At the MEF GEN15 Conference, held in November in Dallas, I met with several companies focused on network security, and two stood out, not only because of their strong focus on IoT, but also because they are using AI to help identify and mitigate threats.

On the device side, Cylance says that its Protect software guards against 99% of threats using a pattern-based approach, instead of signatures. The software runs on Windows and Mac, but more importantly in this context, can also be embedded into small devices. In that IoT world, Cylance will use less than 1% of CPU resources, according to Stuart McClure, the company's CEO and founder – and does not require an Internet connection or any signature updates.

We need solutions like Cylance's Protect embedded onto IoT endpoints because we can't trust the network.

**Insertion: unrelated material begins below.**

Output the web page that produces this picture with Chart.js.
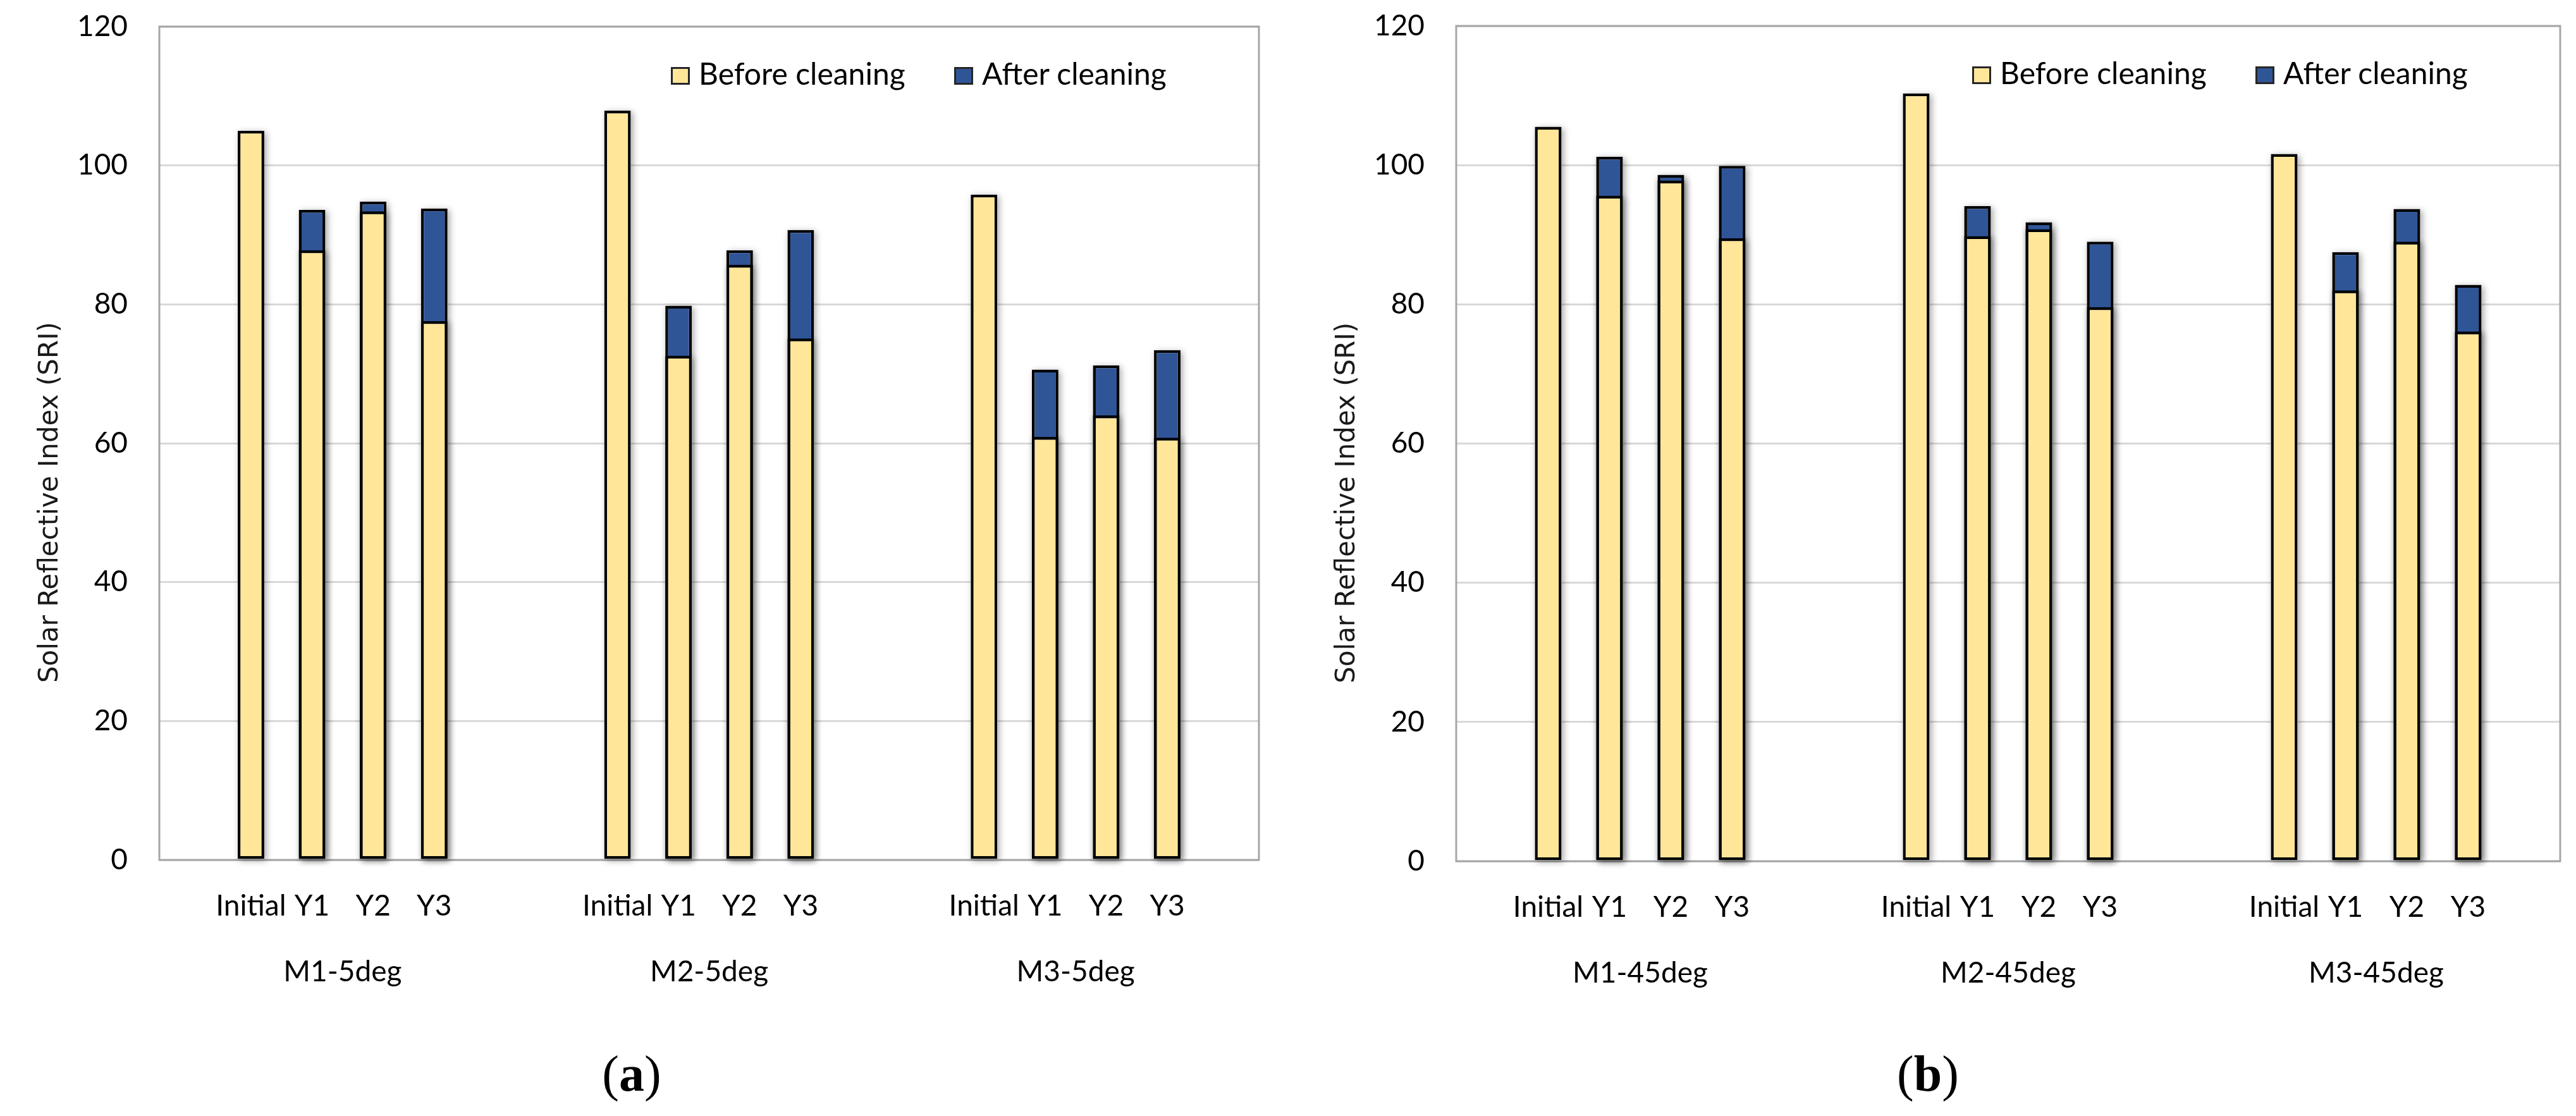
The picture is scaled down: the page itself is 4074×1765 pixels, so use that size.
<!DOCTYPE html>
<html>
<head>
<meta charset="utf-8">
<script src="https://cdn.jsdelivr.net/npm/chart.js@4.4.1/dist/chart.umd.min.js"></script>
<style>
  html, body { margin: 0; padding: 0; background: #fff; }
  #page { position: relative; width: 4074px; height: 1765px; overflow: hidden; }
  .panel { position: absolute; top: 0; width: 2037px; height: 1765px; }
  .panel canvas { position: absolute; left: 0; top: 0; }
  .key { position: absolute; box-sizing: border-box; width: 30px; height: 28px; border: 3px solid #262626; }
  .keytext { position: absolute; font: 48px Lato; line-height: 48px; color: #000; white-space: nowrap; }
  .caption { position: absolute; width: 300px; top: 1658px; text-align: center;
             font: 80px "Liberation Serif"; line-height: 80px; color: #000; }
</style>
</head>
<body>
<div id="page">
  <div class="panel" id="panelA" style="left:0">
    <canvas id="chartA" width="2037" height="1600"></canvas>
    <div class="caption" style="left:849px">(<b>a</b>)</div>
  </div>
  <div class="panel" id="panelB" style="left:2037px">
    <canvas id="chartB" width="2037" height="1600"></canvas>
    <div class="caption" style="left:862px">(<b>b</b>)</div>
  </div>
</div>
<script>
const years = ['Initial', 'Y1', 'Y2', 'Y3'];
const groupsA = ['M1-5deg', 'M2-5deg', 'M3-5deg'];
const groupsB = ['M1-45deg', 'M2-45deg', 'M3-45deg'];
const seriesNames = ['Before cleaning', 'After cleaning'];
const yTicks = [0, 20, 40, 60, 80, 100, 120];
const yTitle = 'Solar Reflective Index (SRI)';

// (a) 5 deg: per group Initial, Y1, Y2, Y3
const beforeA = [105.0, 87.8, 93.4, 77.6, 107.9, 72.6, 85.7, 75.1, 95.8, 60.9, 64.0, 60.8];
const afterA = [null, 93.6, 94.8, 93.8, null, 79.8, 87.8, 90.7, null, 70.6, 71.2, 73.4];
// (b) 45 deg
const beforeB = [105.5, 95.6, 97.8, 89.5, 110.3, 89.8, 90.8, 79.6, 101.6, 82.0, 89.0, 76.1];
const afterB = [null, 101.2, 98.6, 99.9, null, 94.1, 91.8, 89.0, null, 87.5, 93.7, 82.8];

const colors = ['#FFE699', '#2F5597'];

// every group takes 6 slots: empty, Initial, Y1, Y2, Y3, empty
function slots(values) {
  const out = [];
  for (let g = 0; g < 3; g++) {
    out.push(null, ...values.slice(g * 4, g * 4 + 4), null);
  }
  return out;
}
const slotLabels = groupsA.flatMap(() => ['', ...years, '']);

Chart.defaults.font.family = 'Lato';
Chart.defaults.color = '#000';

const frame = {
  id: 'frame',
  beforeDatasetsDraw(chart) {
    const { ctx, chartArea: a } = chart;
    ctx.save();
    ctx.strokeStyle = '#A6A6A6';
    ctx.lineWidth = 3;
    ctx.strokeRect(a.left, a.top, a.right - a.left, a.bottom - a.top);
    ctx.restore();
  }
};

// soft drop shadow behind every bar, like the Excel original
const barShadow = {
  id: 'barShadow',
  beforeDatasetsDraw(chart) {
    const ctx = chart.ctx;
    ctx.save();
    ctx.shadowColor = 'rgba(0,0,0,0.35)';
    ctx.shadowBlur = 10;
    ctx.shadowOffsetX = 3;
    ctx.shadowOffsetY = 2;
    ctx.fillStyle = '#fff';
    chart.data.datasets.forEach((ds, i) => {
      chart.getDatasetMeta(i).data.forEach((bar, j) => {
        if (ds.data[j] == null) return;
        const { x, y, base, width } = bar.getProps(['x', 'y', 'base', 'width'], true);
        ctx.fillRect(x - width / 2, Math.min(y, base), width, Math.abs(base - y));
      });
    });
    ctx.restore();
  }
};

const sideTitle = {
  id: 'sideTitle',
  afterDraw(chart) {
    const { ctx, chartArea: a } = chart;
    ctx.save();
    ctx.translate(a.left - 172, a.top + 0.571 * (a.bottom - a.top));
    ctx.rotate(-Math.PI / 2);
    ctx.font = '42px "DejaVu Sans"';
    ctx.fillStyle = '#1a1a1a';
    ctx.textAlign = 'center';
    ctx.textBaseline = 'middle';
    ctx.fillText(yTitle, 0, 0);
    ctx.restore();
  }
};

function makeChart(id, before, after, groups, box) {
  return new Chart(document.getElementById(id), {
    type: 'bar',
    data: {
      labels: slotLabels,
      datasets: [
        { label: seriesNames[0], data: slots(before), backgroundColor: colors[0] },
        { label: seriesNames[1], data: slots(after), backgroundColor: colors[1] }
      ]
    },
    options: {
      responsive: false,
      animation: false,
      layout: { padding: { left: 0, top: box.top, right: box.right, bottom: 0 } },
      datasets: {
        bar: {
          borderColor: '#000',
          borderWidth: 4.5,
          borderSkipped: false,
          barPercentage: 0.435,
          categoryPercentage: 1
        }
      },
      scales: {
        x: {
          stacked: true,
          weight: 0,
          grid: { display: false },
          border: { display: false },
          ticks: { autoSkip: false, maxRotation: 0, padding: 38, font: { size: 46 } },
          afterFit: s => { s.height = 100; }
        },
        x2: {
          type: 'category',
          labels: groups,
          offset: true,
          position: 'bottom',
          weight: 1,
          grid: { display: false },
          border: { display: false },
          ticks: { padding: 42, font: { size: 46 } },
          afterFit: s => { s.height = box.groupH; }
        },
        y: {
          stacked: false,
          min: yTicks[0],
          max: yTicks[yTicks.length - 1],
          ticks: { stepSize: yTicks[1] - yTicks[0], padding: 50, font: { size: 46 } },
          grid: { color: '#D9D9D9', lineWidth: 3, drawTicks: false },
          border: { display: false },
          afterFit: s => {
            s.width = box.left;
            s.paddingTop = 0;
            s.paddingBottom = 0;
          }
        }
      },
      plugins: {
        legend: { display: false },
        tooltip: { enabled: false }
      }
    },
    plugins: [frame, barShadow, sideTitle]
  });
}

function placeLegend(chart, panel) {
  const a = chart.chartArea;
  const items = [
    { name: seriesNames[0], color: colors[0], off: 930 },
    { name: seriesNames[1], color: colors[1], off: 482 }
  ];
  items.forEach(it => {
    const key = document.createElement('div');
    key.className = 'key';
    key.style.left = (a.right - it.off) + 'px';
    key.style.top = (a.top + 64) + 'px';
    key.style.background = it.color;
    const txt = document.createElement('div');
    txt.className = 'keytext';
    txt.textContent = it.name;
    txt.style.left = (a.right - it.off + 44) + 'px';
    txt.style.top = (a.top + 50) + 'px';
    panel.append(key, txt);
  });
}

Promise.all([
  document.fonts.load('46px Lato'),
  document.fonts.load('42px "DejaVu Sans"')
]).catch(() => {}).then(() => {
  const chartA = makeChart('chartA', beforeA, afterA, groupsA, { left: 252, top: 42, right: 46, groupH: 140 });
  const chartB = makeChart('chartB', beforeB, afterB, groupsB, { left: 266, top: 41, right: 25, groupH: 138 });
  placeLegend(chartA, document.getElementById('panelA'));
  placeLegend(chartB, document.getElementById('panelB'));
});
</script>
</body>
</html>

And we need solutions like Wedge Networks' Cloud Network Defense to protect carrier networks because we can't trust the IoT endpoints, enterprise data centers, or cloud service providers.

Because CND works on an SDN-based carrier network via NFV, it can be always watching – and never affected by the malware itself. Wedge's founder and CTO, Hongwen Zhang, explained about the company's new filter technology, called WedgeIQ, that goes beyond deep packet inspection to apply AI machine learning and Big Data-style analytics to see new real-time threats – and apply instant countermeasures. What's more, CND is a multi-tenant system, if one carrier catches a new attack against once of its customers, all other customers will be protected as well.

Cool, clean, delicious, doubly safe water

To use an analogy for the belt-and-suspenders approach, my wife and I expect our local municipal water to provide us with clean, clear, safe drinking water. That's their job. However, in order to make sure the water is as good as possible, we also have a reverse osmosis filter system under the kitchen sink, which purifies all our cooling and drinking water. The municipal water treatment system, that's WedgeIQ. The RO drinking water filter, that's Cylance Protect.

Our drinking water is clean, tasty, and safe thanks to double protection from the service provider and at the end point. If carriers adopt AI-based filtering technologies like WedgeIQ, and if device makers install embedded software like Cylance Protect, we might have a shot at protecting not only the IoT, but most importantly, the people who use it.